Other Republicans agree with Cramer that mail-in-voting is just a part of life for their voters.

“We have a huge military population that, you know, is scattered all over, and we have people in far-flung places where you never know what's going to happen on Election Day,” Sen. Lisa Murkowski (R-AK) told Raw Story.

Upending mail-in ballots would punish the president’s base in parts of Murkowski’s state. In the 2024 general election, 51,212 Alaskans voted by mail — a whopping 23 percent of the vote — while 9,504 mail-in ballots were cast in the primary, according to the Alaska Division of Elections.

“So what happens with early voting, what happens with voting by mail, this is how we have allowed for access to voting,” Murkowski said.

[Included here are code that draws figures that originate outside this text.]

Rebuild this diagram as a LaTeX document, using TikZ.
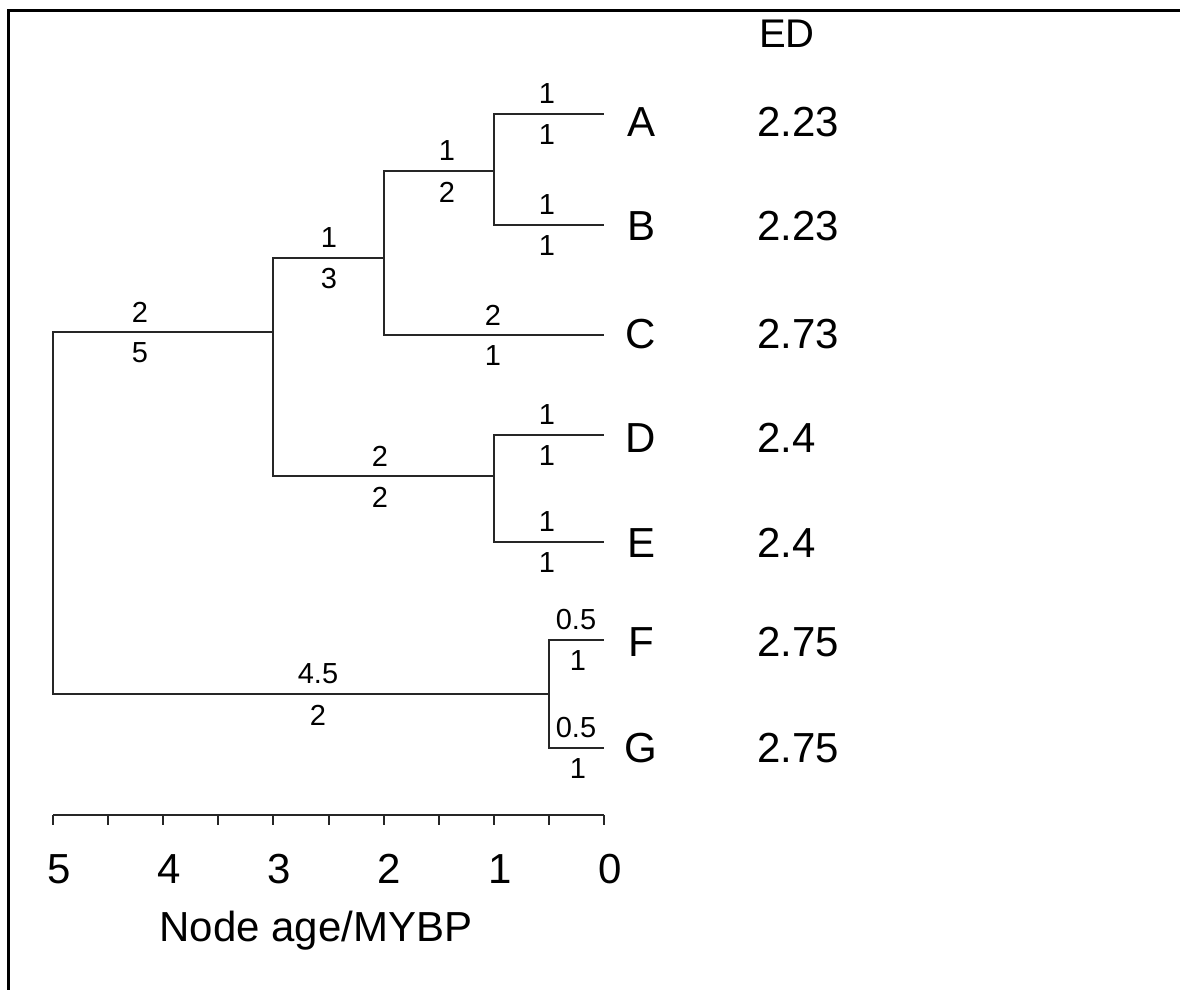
\documentclass[tikz,border=0pt]{standalone}
\usepackage{fontspec}
\setmainfont{Liberation Sans}
\usetikzlibrary{calc}
\begin{document}
\begin{tikzpicture}[x=1pt,y=-1pt,
  branch/.style={line width=2pt,color=black!85},
  lab/.style={inner sep=0pt,anchor=center,font=\fontsize{29}{33}\selectfont},
  leaf/.style={inner sep=0pt,anchor=center,font=\fontsize{42}{48}\selectfont},
  edval/.style={inner sep=0pt,anchor=west,font=\fontsize{42}{48}\selectfont},
  axlab/.style={inner sep=0pt,anchor=center,font=\fontsize{42}{48}\selectfont},
  frame/.style={line width=3pt,color=black}]
\useasboundingbox (0,0) rectangle (1180,990);
% frame (top and left)
\draw[frame] (8,990) -- (8,11) -- (1180,11);
% tree node points
\coordinate (root) at (53,513);
\coordinate (nABCDE) at (273,332);
\coordinate (nABC) at (383.6,258);
\coordinate (nAB) at (493.8,171);
\coordinate (nDE) at (493.8,476);
\coordinate (nFG) at (549,694);
\coordinate (A) at (604,114);
\coordinate (B) at (604,225);
\coordinate (C) at (604,335);
\coordinate (D) at (604,435);
\coordinate (E) at (604,542);
\coordinate (F) at (604,640);
\coordinate (G) at (604,748);
% branches
\draw[branch] (root) |- (nABCDE);
\draw[branch] (root) |- (nFG);
\draw[branch] (nABCDE) |- (nABC);
\draw[branch] (nABCDE) |- (nDE);
\draw[branch] (nABC) |- (nAB);
\draw[branch] (nABC) |- (C);
\draw[branch] (nAB) |- (A);
\draw[branch] (nAB) |- (B);
\draw[branch] (nDE) |- (D);
\draw[branch] (nDE) |- (E);
\draw[branch] (nFG) |- (F);
\draw[branch] (nFG) |- (G);
% branch labels
\node[lab] (l1a) at (140,312) {2};   \node[lab] (l1b) at (140,353) {5};
\node[lab] (l2a) at (318,674) {4.5}; \node[lab] (l2b) at (318,715) {2};
\node[lab] (l3a) at (329,238) {1};   \node[lab] (l3b) at (329,279) {3};
\node[lab] (l4a) at (447,151) {1};   \node[lab] (l4b) at (447,192) {2};
\node[lab] (l5a) at (547,94) {1};    \node[lab] (l5b) at (547,135) {1};
\node[lab] (l6a) at (547,205) {1};   \node[lab] (l6b) at (547,246) {1};
\node[lab] (l7a) at (493,315) {2};   \node[lab] (l7b) at (493,356) {1};
\node[lab] (l8a) at (380,456) {2};   \node[lab] (l8b) at (380,497) {2};
\node[lab] (l9a) at (547,415) {1};   \node[lab] (l9b) at (547,456) {1};
\node[lab] (l10a) at (547,522) {1};  \node[lab] (l10b) at (547,563) {1};
\node[lab] (l11a) at (576,620) {0.5};\node[lab] (l11b) at (578,661) {1};
\node[lab] (l12a) at (576,728) {0.5};\node[lab] (l12b) at (578,769) {1};
% leaf names
\node[leaf] (tA) at (641,122) {A};
\node[leaf] (tB) at (641,226) {B};
\node[leaf] (tC) at (641,334) {C};
\node[leaf] (tD) at (641,438) {D};
\node[leaf] (tE) at (641,543) {E};
\node[leaf] (tF) at (641,642) {F};
\node[leaf] (tG) at (641,748) {G};
% ED values
\node[inner sep=0pt,anchor=west,font=\fontsize{40}{46}\selectfont] (ED) at (759,34) {ED};
\node[edval] (eA) at (757,122) {2.23};
\node[edval] (eB) at (757,226) {2.23};
\node[edval] (eC) at (757,334) {2.73};
\node[edval] (eD) at (757,438) {2.4};
\node[edval] (eE) at (757,543) {2.4};
\node[edval] (eF) at (757,642) {2.75};
\node[edval] (eG) at (757,748) {2.75};
% axis
\coordinate (ax5) at (53,815);
\coordinate (ax0) at (604,815);
\draw[branch] (ax5) -- (ax0);
\foreach \i in {0,...,10} {
  \draw[branch] ($(ax5)!\i/10!(ax0)$) -- ++(0,10);
}
\foreach \v [count=\k from 0] in {5,4,3,2,1,0} {
  \node[axlab] (t\v) at ($(ax5)!\k/5!(ax0)+(6,54)$) {\v};
}
\node[axlab] (axtitle) at (316,931) {Node age/MYBP};
\end{tikzpicture}
\end{document}
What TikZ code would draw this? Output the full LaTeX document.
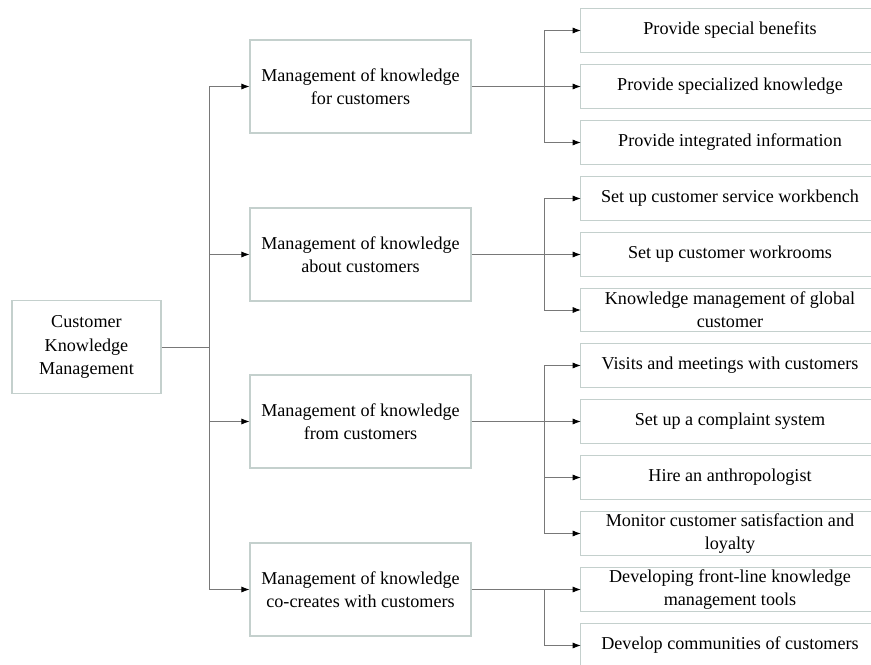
\documentclass[tikz,border=0pt]{standalone}
\usepackage{fontspec}
\setmainfont{Liberation Serif}
\usetikzlibrary{arrows.meta}
\definecolor{boxline}{RGB}{196,208,205}
\definecolor{linkline}{RGB}{120,120,120}
\tikzset{
every node/.style={ % text of all boxes
font=\fontsize{13.6}{17.5}\selectfont,
align=center,
inner sep=1pt},
rootbox/.style={draw=boxline, line width=0.8pt,
minimum width=111.75pt, minimum height=69.75pt},
midbox/.style={draw=boxline, line width=0.8pt,
minimum width=165.75pt, minimum height=69.75pt},
leafbox/.style={minimum width=223.5pt, minimum height=32.25pt},
leafframe/.style={draw=boxline, line width=0.8pt}, % leaf boxes run past the right edge
link/.style={draw=linkline, line width=0.6pt},
arrowlink/.style={ % connectors ending on a box
link,
-{Latex[length=6pt,width=4.5pt,color=black]}}}

\begin{document}
\begin{tikzpicture}[x=0.75pt, y=-0.75pt]
\useasboundingbox (0,0) rectangle (871,664);
% root and second level
\node[rootbox] (root) at (86.5,347) {Customer\\Knowledge\\Management};
\node[midbox] (m1) at (360.5,86.5) {Management of knowledge\\for customers};
\node[midbox] (m2) at (360.5,254.5) {Management of knowledge\\about customers};
\node[midbox] (m3) at (360.5,421.5) {Management of knowledge\\from customers};
\node[midbox] (m4) at (360.5,589.5) {Management of knowledge\\co-creates with customers};
% third level
\node[leafbox] (r11) at (730,30.5) {Provide special benefits};
\node[leafbox] (r12) at (730,86.5) {Provide specialized knowledge};
\node[leafbox] (r13) at (730,142.5) {Provide integrated information};
\node[leafbox] (r21) at (730,198.5) {Set up customer service workbench};
\node[leafbox] (r22) at (730,254.5) {Set up customer workrooms};
\node[leafbox] (r23) at (730,310) {Knowledge management of global\\customer};
\node[leafbox] (r31) at (730,365.5) {Visits and meetings with customers};
\node[leafbox] (r32) at (730,421.5) {Set up a complaint system};
\node[leafbox] (r33) at (730,477.5) {Hire an anthropologist};
\node[leafbox] (r34) at (730,533.5) {Monitor customer satisfaction and\\loyalty};
\node[leafbox] (r41) at (730,589.5) {Developing front-line knowledge\\management tools};
\node[leafbox] (r42) at (730,645.5) {Develop communities of customers};
\foreach \r in {r11,r12,r13,r21,r22,r23,r31,r32,r33,r34,r41,r42}
  \draw[leafframe] (\r.north west) rectangle ([xshift=30pt]\r.south east);
% trunks
\coordinate (ta) at (209,0);
\coordinate (tb) at (544,0);
\draw[link] (root.east) -- (root.east -| ta);
\draw[link] (m1.west -| ta) -- (m4.west -| ta);
\foreach \m in {m1,m2,m3,m4}
  \draw[arrowlink] (\m.west -| ta) -- (\m.west);
\draw[link] (m1.east) -- (m1.east -| tb);
\draw[link] (m2.east) -- (m2.east -| tb);
\draw[link] (m3.east) -- (m3.east -| tb);
\draw[link] (m4.east) -- (m4.east -| tb);
\draw[link] (r11.west -| tb) -- (r13.west -| tb);
\draw[link] (r21.west -| tb) -- (r23.west -| tb);
\draw[link] (r31.west -| tb) -- (r34.west -| tb);
\draw[link] (r41.west -| tb) -- (r42.west -| tb);
\foreach \r in {r11,r12,r13,r21,r22,r23,r31,r32,r33,r34,r41,r42}
  \draw[arrowlink] (\r.west -| tb) -- (\r.west);
\end{tikzpicture}
\end{document}
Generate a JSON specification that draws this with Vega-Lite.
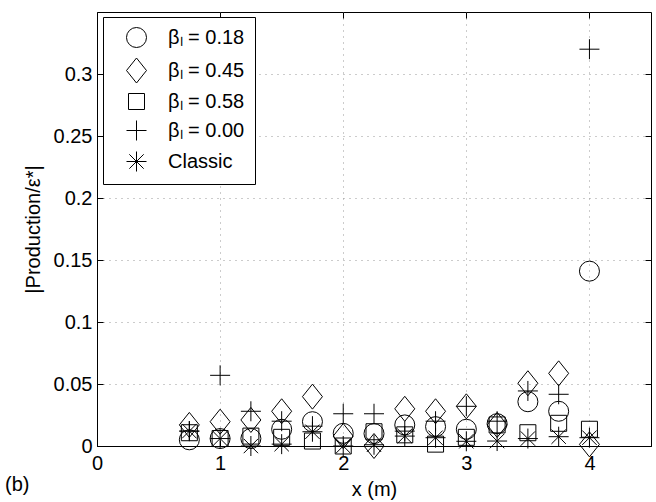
{
  "$schema": "https://vega.github.io/schema/vega-lite/v6.json",
  "width": 554,
  "height": 434,
  "autosize": "none",
  "padding": {"left": 97, "top": 12, "right": 5, "bottom": 56},
  "background": "white",
  "config": {
    "font": "Liberation Sans",
    "view": {"stroke": "black", "strokeWidth": 1},
    "axis": {"labelFont": "Liberation Sans", "titleFont": "Liberation Sans", "labelColor": "black", "titleColor": "black", "domainColor": "black", "tickColor": "black", "titleFontWeight": "normal", "labelFontSize": 20, "titleFontSize": 20}
  },
  "title": {"text": "(b)", "orient": "bottom", "anchor": "start", "frame": "group", "dx": -92, "offset": -24, "fontSize": 20, "fontWeight": "normal", "font": "Liberation Sans", "color": "black"},
  "data": {"values": [
    {"x": 0.75, "v": 0.005, "s": "c018"}, {"x": 1.0, "v": 0.006, "s": "c018"}, {"x": 1.25, "v": 0.006, "s": "c018"}, {"x": 1.5, "v": 0.0135, "s": "c018"}, {"x": 1.75, "v": 0.0196, "s": "c018"}, {"x": 2.0, "v": 0.0102, "s": "c018"}, {"x": 2.25, "v": 0.010, "s": "c018"}, {"x": 2.5, "v": 0.017, "s": "c018"}, {"x": 2.75, "v": 0.0156, "s": "c018"}, {"x": 3.0, "v": 0.0135, "s": "c018"}, {"x": 3.25, "v": 0.018, "s": "c018"}, {"x": 3.5, "v": 0.0357, "s": "c018"}, {"x": 3.75, "v": 0.028, "s": "c018"}, {"x": 4.0, "v": 0.141, "s": "c018"},
    {"x": 0.75, "v": 0.017, "s": "d045"}, {"x": 1.0, "v": 0.0196, "s": "d045"}, {"x": 1.25, "v": 0.021, "s": "d045"}, {"x": 1.5, "v": 0.028, "s": "d045"}, {"x": 1.75, "v": 0.0398, "s": "d045"}, {"x": 2.0, "v": 0.008, "s": "d045"}, {"x": 2.25, "v": 0.0, "s": "d045"}, {"x": 2.5, "v": 0.030, "s": "d045"}, {"x": 2.75, "v": 0.028, "s": "d045"}, {"x": 3.0, "v": 0.032, "s": "d045"}, {"x": 3.25, "v": 0.017, "s": "d045"}, {"x": 3.5, "v": 0.0506, "s": "d045"}, {"x": 3.75, "v": 0.0586, "s": "d045"}, {"x": 4.0, "v": 0.0013, "s": "d045"},
    {"x": 0.75, "v": 0.0107, "s": "s058"}, {"x": 1.0, "v": 0.006, "s": "s058"}, {"x": 1.25, "v": 0.008, "s": "s058"}, {"x": 1.5, "v": 0.007, "s": "s058"}, {"x": 1.75, "v": 0.004, "s": "s058"}, {"x": 2.0, "v": 0.0, "s": "s058"}, {"x": 2.25, "v": 0.0115, "s": "s058"}, {"x": 2.5, "v": 0.009, "s": "s058"}, {"x": 2.75, "v": 0.0015, "s": "s058"}, {"x": 3.0, "v": 0.007, "s": "s058"}, {"x": 3.25, "v": 0.017, "s": "s058"}, {"x": 3.5, "v": 0.0107, "s": "s058"}, {"x": 3.75, "v": 0.0183, "s": "s058"}, {"x": 4.0, "v": 0.0135, "s": "s058"},
    {"x": 0.75, "v": 0.012, "s": "p000"}, {"x": 1.0, "v": 0.057, "s": "p000"}, {"x": 1.25, "v": 0.028, "s": "p000"}, {"x": 1.5, "v": 0.02, "s": "p000"}, {"x": 1.75, "v": 0.016, "s": "p000"}, {"x": 2.0, "v": 0.026, "s": "p000"}, {"x": 2.25, "v": 0.026, "s": "p000"}, {"x": 2.5, "v": 0.012, "s": "p000"}, {"x": 2.75, "v": 0.02, "s": "p000"}, {"x": 3.0, "v": 0.032, "s": "p000"}, {"x": 3.25, "v": 0.02, "s": "p000"}, {"x": 3.5, "v": 0.0444, "s": "p000"}, {"x": 3.75, "v": 0.0417, "s": "p000"}, {"x": 4.0, "v": 0.32, "s": "p000"},
    {"x": 0.75, "v": 0.012, "s": "classic"}, {"x": 1.0, "v": 0.006, "s": "classic"}, {"x": 1.25, "v": 0.0, "s": "classic"}, {"x": 1.5, "v": 0.0015, "s": "classic"}, {"x": 1.75, "v": 0.0115, "s": "classic"}, {"x": 2.0, "v": 0.0, "s": "classic"}, {"x": 2.25, "v": 0.001, "s": "classic"}, {"x": 2.5, "v": 0.008, "s": "classic"}, {"x": 2.75, "v": 0.0067, "s": "classic"}, {"x": 3.0, "v": 0.0038, "s": "classic"}, {"x": 3.25, "v": 0.004, "s": "classic"}, {"x": 3.5, "v": 0.006, "s": "classic"}, {"x": 3.75, "v": 0.0075, "s": "classic"}, {"x": 4.0, "v": 0.0067, "s": "classic"}
  ]},
  "layer": [
    {
      "mark": {"type": "point", "filled": false, "stroke": "black", "strokeWidth": 1, "size": 400, "opacity": 1},
      "encoding": {
        "x": {"field": "x", "type": "quantitative", "scale": {"domain": [0, 4.5], "nice": false, "zero": false},
          "axis": {"orient": "bottom", "values": [0, 1, 2, 3, 4], "format": "~g", "title": "x (m)", "tickSize": -6, "labelPadding": 13, "titlePadding": 6, "grid": true, "gridDash": [1, 5], "gridColor": "#999", "gridOpacity": 1, "labelFlush": false, "labelOverlap": false}},
        "y": {"field": "v", "type": "quantitative", "scale": {"domain": [0, 0.35], "nice": false, "zero": false},
          "axis": {"orient": "left", "values": [0, 0.05, 0.1, 0.15, 0.2, 0.25, 0.3], "format": "~g", "title": "|Production/ε*|", "tickSize": -6, "labelPadding": 11, "minExtent": 44, "maxExtent": 44, "titlePadding": 10, "grid": true, "gridDash": [1, 5], "gridColor": "#999", "gridOpacity": 1, "labelFlush": false, "labelOverlap": false}},
        "shape": {"field": "s", "type": "nominal",
          "scale": {"domain": ["c018", "d045", "s058", "p000", "classic"],
            "range": ["circle", "M0,-1.25L1,0L0,1.25L-1,0Z", "M-0.8,-0.8H0.8V0.8H-0.8Z", "M-1,0H1M0,-1V1", "M-1,0H1M0,-1V1M-0.72,-0.72L0.72,0.72M-0.72,0.72L0.72,-0.72"]},
          "legend": {"title": null, "orient": "none", "legendX": 6, "legendY": 5, "padding": 10, "symbolOffset": 13, "strokeColor": "black", "fillColor": "white", "symbolSize": 400, "symbolStrokeColor": "black", "symbolStrokeWidth": 1, "symbolFillColor": "transparent", "labelFontSize": 20, "labelFont": "Liberation Sans", "labelColor": "black", "labelOffset": 21, "rowPadding": 6, "cornerRadius": 0,
            "labelExpr": "{'c018': 'βₗ = 0.18', 'd045': 'βₗ = 0.45', 's058': 'βₗ = 0.58', 'p000': 'βₗ = 0.00', 'classic': 'Classic'}[datum.value]"}}
      }
    },
    {
      "mark": {"type": "point", "opacity": 0},
      "encoding": {
        "x": {"field": "x", "type": "quantitative", "axis": {"orient": "top", "values": [0, 1, 2, 3, 4], "labels": false, "title": null, "tickSize": -6, "grid": false, "domain": false}},
        "y": {"field": "v", "type": "quantitative", "axis": {"orient": "right", "values": [0, 0.05, 0.1, 0.15, 0.2, 0.25, 0.3], "labels": false, "title": null, "tickSize": -6, "grid": false, "domain": false}}
      }
    }
  ],
  "resolve": {"axis": {"x": "independent", "y": "independent"}}
}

“So no, I am not good with the SAVE Act as is currently written, because implementation in a rural state like Alaska is pretty close to impossible for some people, and I'm not willing to disenfranchise those folks.”

Moreso, when it comes to Trump’s calls for filibuster reform, Murkowski says the 60-vote threshold is a vital backstop for tiny, if expansive, land-wise states like hers.

“We've heard bluster about the filibuster, and he's going to keep it up,” Murkowski said. “But there are certain institutional safeguards in this body that I'm going to stand firm on.”

‘Expect him to abuse his power’

Internal Senate politics aside, Democrats say Trump’s demand to expand the SAVE Act to ban mail-in-voting is part of a troubling trend.

“It is him attempting in various ways and opportunities to control our future elections,” Sen. Cortez Masto of Nevada told Raw Story.

Catherine Cortez Masto. Picture: Shutterstock

Coupled with recent FBI raids on election offices in battleground states that Cortez Masto said were “looking for records from the 2020 election that we know the courts have all said was not stolen,” there’s a full court press from Trump to manipulate this year’s midterms.

Cortez Masto fears the administration is readying to deploy federal assets — whether the National Guard or Immigration and Customs Enforcement — to local voting precincts.

“My other biggest concern is, he's got now a police force that is a deportation force, but I can see him sending in that same police force around the elections to try to do something,” Cortez Masto said.

“It is a concern, and people should be aware he is trying to control our future elections to his benefit.”

Cortez Masto is far from alone in such fears.

“The president tried to cling to power last time he lost an election, and we would be naive not to expect him to abuse his power to try to foil the will of the people this time,” Sen. Jon Ossoff (D-GA) told Raw Story.

Ossoff’s up for reelection in Georgia, where the last U.S. Senate contest, in 2022, saw upwards of $515 million in campaign spending.

He’s banking on Trump’s ploy backfiring this time around.

“In Georgia, with the history of voting rights struggle, attacks on voting rights only galvanize the will of the people to make their voices heard,” Ossoff said.

“I hear serious concerns about attacks on elections and determination to answer them with unprecedented mobilization and turnout.”